Ludwig Essinger kam am 9. Januar 1881 in Heilbronn zur Welt. Sein Vater Isidor führte hier seit 1874 ein Aussteuer- und Wäschegeschäft. Ludwig besuchte ab 1889 das Karlsgymnasium und legte zehn Jahre später die Reifeprüfung ab. Ab dem Sommersemester 1902 studierte er in München Medizin.
Mitte 1908 ließ sich der promovierte Mediziner in der damaligen Frankenbacher Straße 21 in Böckingen nieder; hier wirkte der beliebte Arzt knapp 30 Jahre, nur unterbrochen durch den Kriegsdienst als Stabsarzt während des Ersten Weltkriegs. Essinger war sozial eingestellt und erließ manch armen Patienten das Honorar. Er blieb ledig; spätestens seit 1920 lebte seine verwitwete Mutter Berta mit im Haushalt, der mehr als 30 Jahre lang von der Christin Friederike Burkhardt versorgt wurde. Sie fungierte auch als Arzthelferin und blieb bis 1942 bei Ludwig Essinger.

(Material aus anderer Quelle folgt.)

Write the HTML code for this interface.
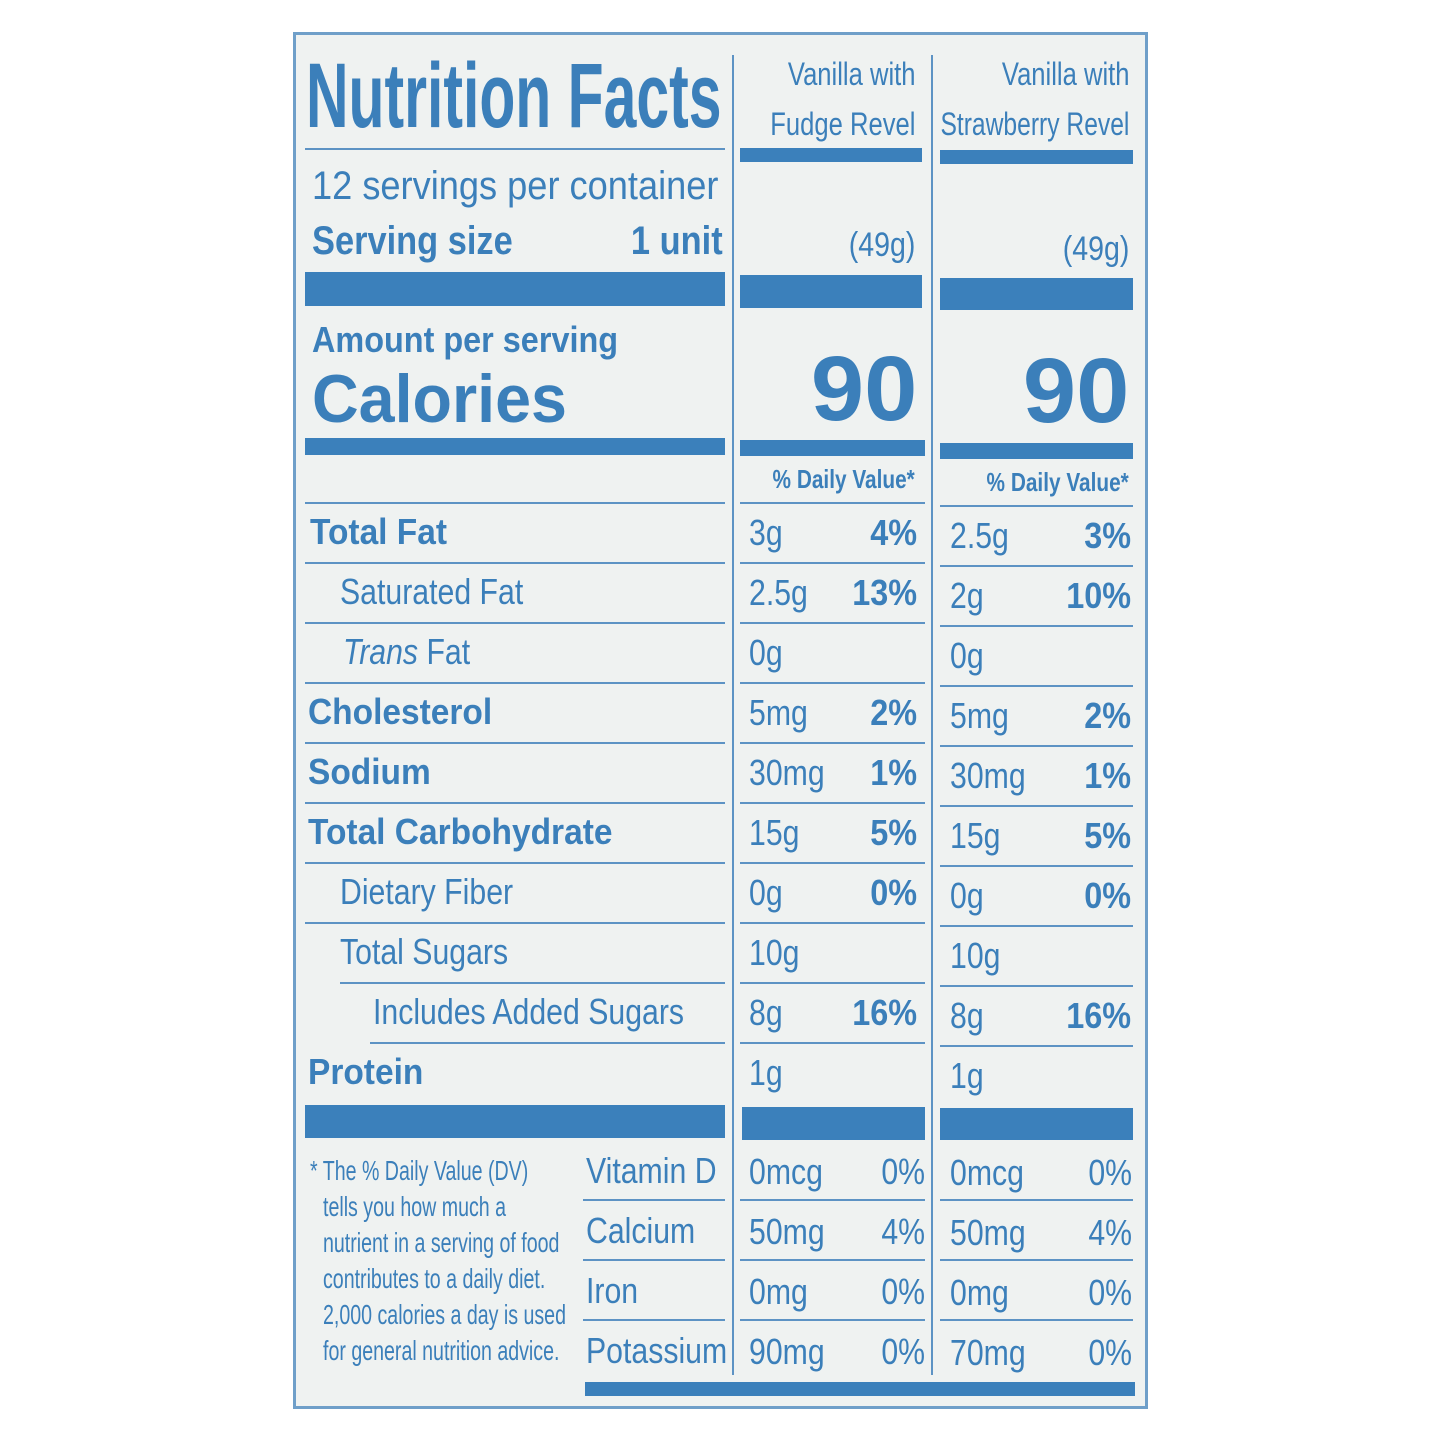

Bereits am 22. April 1933 verloren die jüdischen Ärzte ihre Zulassung als Kassenarzt. Im September 1938 wurde den jüdischen Ärzten grundsätzlich die Approbation entzogen, sie mussten sich „Krankenbehandler“ nennen und durften nur noch jüdische Patienten behandeln. Wenige Wochen später überfiel ein Trupp junger Nazis zweimal Essingers Wohnung in Böckingen. Er übernahm daraufhin in der Roßkampffstraße in Heilbronn die Praxis eines ausgewanderten jüdischen Arztes. Nach einer kurzen Zeit in einem „Judenhaus“ in der Bergstraße musste Essinger in Sontheim die Betreuung der Bewohner des Hauses Picard übernehmen: Es diente als Ersatz für das jüdische Altersheim in Sontheim und als Sammelstelle für die geplanten Deportationen. Angesichts seiner eigenen Deportation nahm sich Dr. Ludwig Essinger am 5. April 1942 das Leben; er wurde auf dem jüdischen Friedhof in Sontheim in einem anonymen Grab beigesetzt.